To elaborate on your comment about [ and ]:
The brackets have a special meaning in regular expressions as they basically form the boundaries of the character list given by a pattern (the mentioned characters form a so called character class). Let's decompose the regular expression from above to make things clear.
^ Matches the start of the text
[ Opening boundary of your character class
a-z Lower case letters of A to Z
A-Z Upper case letters of A to Z
0-9 Numbers from 0 to 9
! Exclamation mark, literally
~ Tilde, literally
` Backtick, literally
@ The @ character, literally
# Hash, literally
$ Dollar, literally
% Percent sign, literally
\\ Backslash. Regular expression engine only receives single backslash as the other backslash is consumed by Java's syntax for Strings. Would be used to mark following character as literal but ^ is a literal in character class definitions anyway so theses backslashes are ignored.
^ Caret, literally
] Closing boundary of your character class
The order of patterns within the character class definition is irrelevant. The expression above matches matches if the first character of the examined text is part of your character class definition. It depends on how you use the regular expression if the other characters in the examined text matter.
When you start with regular expressions you should always use multiple test texts to match a against and verify the behaviour. It is also advisable to make these test cases a unit test to get high confidence of the correct behaviour of your program.

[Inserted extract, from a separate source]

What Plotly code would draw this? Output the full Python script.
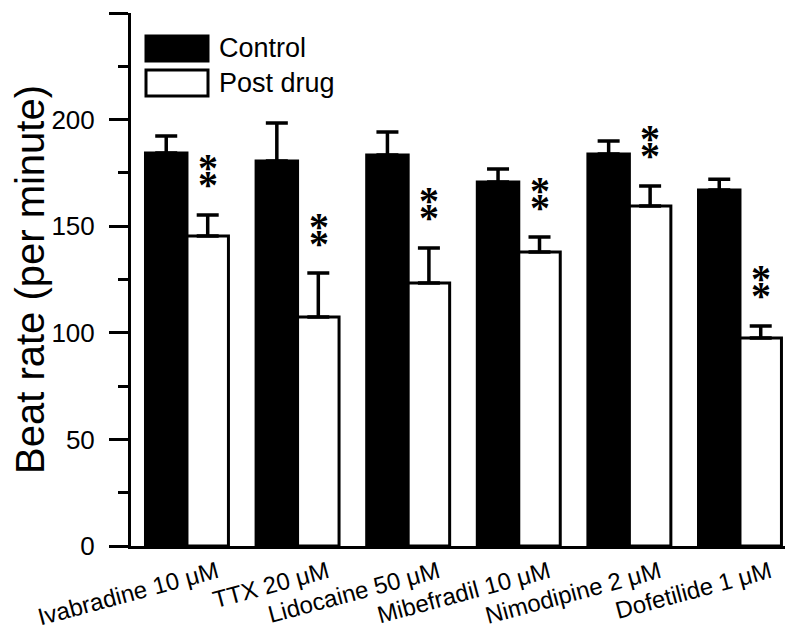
import plotly.graph_objects as go

drugs = ["Ivabradine 10 μM", "TTX 20 μM", "Lidocaine 50 μM",
         "Mibefradil 10 μM", "Nimodipine 2 μM", "Dofetilide 1 μM"]
control_mean = [184.3, 180.6, 183.4, 170.7, 183.9, 167.0]
control_err = [8.0, 17.8, 10.8, 6.1, 6.1, 5.0]
post_mean = [145.4, 107.4, 123.4, 137.9, 159.5, 97.6]
post_err = [9.9, 20.6, 16.4, 7.0, 9.4, 5.6]
significant = [True, True, True, True, True, True]

FONT = "Liberation Sans, Arial, sans-serif"
STAR_FONT = "Liberation Serif, Times New Roman, serif"
W, H = 795, 632
OFF = 8  # page body margin that shifts the figure in the browser
L, R, T, B = 131, 10, 13, 86  # wanted plot-area edges on screen
PW, PH = W - L - R, H - T - B
Y_MAX = 250


def px_x(p):
    return (p - L) / PW


def px_y(p):
    return (H - B - p) / PH


fig = go.Figure()
fig.add_trace(go.Bar(
    x=list(range(len(drugs))), y=control_mean, name="Control",
    marker=dict(color="black", line=dict(color="black", width=3)),
    error_y=dict(type="data", array=control_err, arrayminus=[0] * len(drugs),
                 symmetric=False, color="black", thickness=3.5, width=11),
))
fig.add_trace(go.Bar(
    x=list(range(len(drugs))), y=post_mean, name="Post drug",
    marker=dict(color="white", line=dict(color="black", width=3)),
    error_y=dict(type="data", array=post_err, arrayminus=[0] * len(drugs),
                 symmetric=False, color="black", thickness=3.5, width=11),
))

# two stacked asterisks above each significant post-drug bar
for i, sig in enumerate(significant):
    if not sig:
        continue
    for shift in (34, 51):
        fig.add_annotation(
            x=i + 0.19, y=post_mean[i] + post_err[i], xref="x", yref="y",
            text="<b>*</b>", showarrow=False, yanchor="middle",
            yshift=shift - 4,
            font=dict(family=STAR_FONT, size=40, color="black"),
        )

# hand-drawn legend
fig.add_shape(type="rect", xref="paper", yref="paper",
              x0=px_x(146), x1=px_x(208), y0=px_y(61), y1=px_y(36),
              fillcolor="black", line=dict(color="black", width=3))
fig.add_shape(type="rect", xref="paper", yref="paper",
              x0=px_x(146), x1=px_x(208), y0=px_y(96), y1=px_y(70),
              fillcolor="white", line=dict(color="black", width=3))
for label, yc in (("Control", 48.5), ("Post drug", 83)):
    fig.add_annotation(x=px_x(217), y=px_y(yc), xref="paper", yref="paper",
                       text=label, showarrow=False, xanchor="left",
                       yanchor="middle",
                       font=dict(family=FONT, size=27, color="black"))

fig.update_xaxes(
    range=[-0.506, 5.407], tickmode="array",
    tickvals=list(range(len(drugs))), ticktext=drugs, tickangle=-15,
    ticks="", showline=True, linewidth=3, linecolor="black",
    showgrid=False, zeroline=False, ticklabelshift=30, automargin=False,
    tickfont=dict(family=FONT, size=24, color="black"),
)
fig.update_yaxes(
    range=[0, Y_MAX], dtick=50, ticks="outside", ticklen=19, tickwidth=3,
    tickcolor="black", showline=True, linewidth=3, linecolor="black",
    showgrid=False, zeroline=False, automargin=False, ticklabelstandoff=9,
    minor=dict(dtick=25, ticks="outside", ticklen=10, tickwidth=3,
               tickcolor="black", showgrid=False),
    tickfont=dict(family=FONT, size=26, color="black"),
    title=dict(text="Beat rate (per minute)", standoff=27,
               font=dict(family=FONT, size=40, color="black")),
)
fig.update_layout(
    width=W, height=H, barmode="group", bargap=0.25, bargroupgap=0,
    margin=dict(l=L - OFF, r=R + OFF, t=T - OFF, b=B + OFF),
    showlegend=False, plot_bgcolor="white", paper_bgcolor="white",
)

fig.write_html("out.html")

A simple code sample to test the expression is as follows:
public class Test {
public static void main(String[] args) {
String regexp = "^[ a-zA-Z0-9!~`@#$%\\\\^\\[\\]]+$";
String[] testdata = new String[] {
"abc",
"2332",
"some@test",
"test [ and ] test end",
// Following sample will not match the pattern.
"äöüßµøł"
};
for (String toExamine : testdata) {
if (toExamine.matches(regexp)) {
System.out.println("Match: " + toExamine);
} else {
System.out.println("No match: " + toExamine);
}
}
}
}
Note the I use a modified pattern here. It ensures all characters in the examined string are matching your character class. I did extend the character class to allow for a \ and space and [ and ]. The decomposed description is:
^ Matches the start of the text
[ Opening boundary of your character class
a-z Lower case letters of A to Z
A-Z Upper case letters of A to Z
0-9 Numbers from 0 to 9
! Exclamation mark, literally
~ Tilde, literally
` Backtick, literally
@ The @ character, literally
# Hash, literally
$ Dollar, literally
% Percent sign, literally
\\\\ Backslash, literally. Regular expression engine only receives 2 backslashes as every other backslash is consumed by Java's syntax for Strings. The first backslash is seen as marking the second backslash a occurring literally in the string.
^ Caret, literally
\\[ Opening bracket, literally. The backslash makes the bracket loose its meaning as opening a character class definition.
\\] Closing bracket, literally. The backslash makes the bracket loose its meaning as closing a character class definition.
] Closing boundary of your character class
+ Means any number of characters matching your character class definition can occur, but at least 1 such character needs to be present for a match
$ Matches the start of the text
One thing I don't get though is why one would use the characters of American keyboards as criteria for validation.
Upvotes: 1
Reputation: 30985
You don't have to escape ^
since you are using a character class, just use:
^[a-zA-Z0-9!~`@#$%^]
The character class used by [
...]
allows you to put the characters you want and the special characters are no special anymore within square brackets. The only cases you should escape is if you are using for instance a shortcut range like \d
or \w
, since you are using a backslash in java then you need to escape it as \\d
or \\w
(but just because of java, not the regex engine).
For example:
"a".matches("^[a-zA-Z0-9!~`@#$%^]");
"asdf".matches("^[a-zA-Z0-9!~`@#$%^]+"); // for multiple characters
Upvotes: 7